Member of the Senate
- In office 18 September 1951 – 28 December 1955

Personal details
- Born: 16 June 1900 Rotterdam, Netherlands
- Died: 21 October 1977 (aged 77) Rotterdam, Netherlands
- Political party: Labour Party

= Jan van Tilburg =

Dutch politician

Jan van Tilburg (16 June 1900 – 21 October 1977) was a Dutch politician for the Labour Party who was a member of the Senate between 1951 and 1955 and Governor of Suriname between 1956 and 1962. During his tenure in government, the Brokopondo Reservoir was created to supply electricity for the Suralco aluminium plant.

== Biography ==
Van Tilburg was born on 16 June 1900 in Rotterdam, Netherlands. He started to for work for the taxation office. During World War II, he was a member of the Nationaal Steun Fonds, an organisation to finance resistance activities, and the chair of the Work Committee Illegality Rotterdam.

In 1945, van Tilburg became a councillor in Rotterdam, and started to work for the harbour. From 18 September 1951 until 28 December 1955, he was a member of the Senate. From 6 July 1954 until December 1955, he was a member of the Provincial States of South Holland.

On 11 February 1956, van Tilburg was appointed Governor-General of Suriname. During his tenure, the Brokopondo Reservoir was created to supply electricity for the Suralco aluminium plant. He served until 18 March 1962, and returned to Rotterdam.

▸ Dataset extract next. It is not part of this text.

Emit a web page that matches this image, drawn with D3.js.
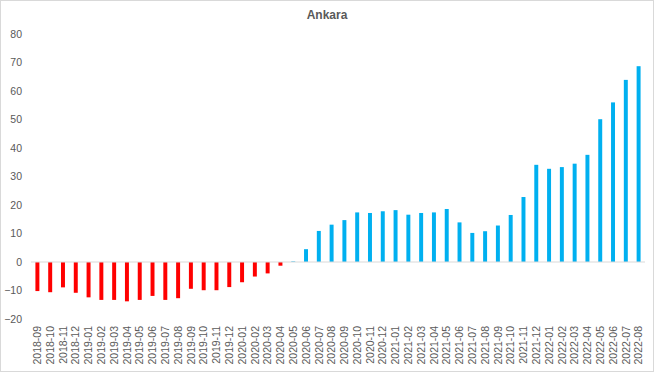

In Rotterdam, van Tilburg was president of the Scheepvaart Vereeniging Zuid until 1967. He died on 21 October 1977, at the age of 77.

== Honours ==
- Netherlands Commander in the Order of the Netherlands Lion.
- Netherlands Knight in the Order of Orange Nassau.
- Denmark Commander in the Order of the Dannebrog.
- France Commander in the Order of the Black Star.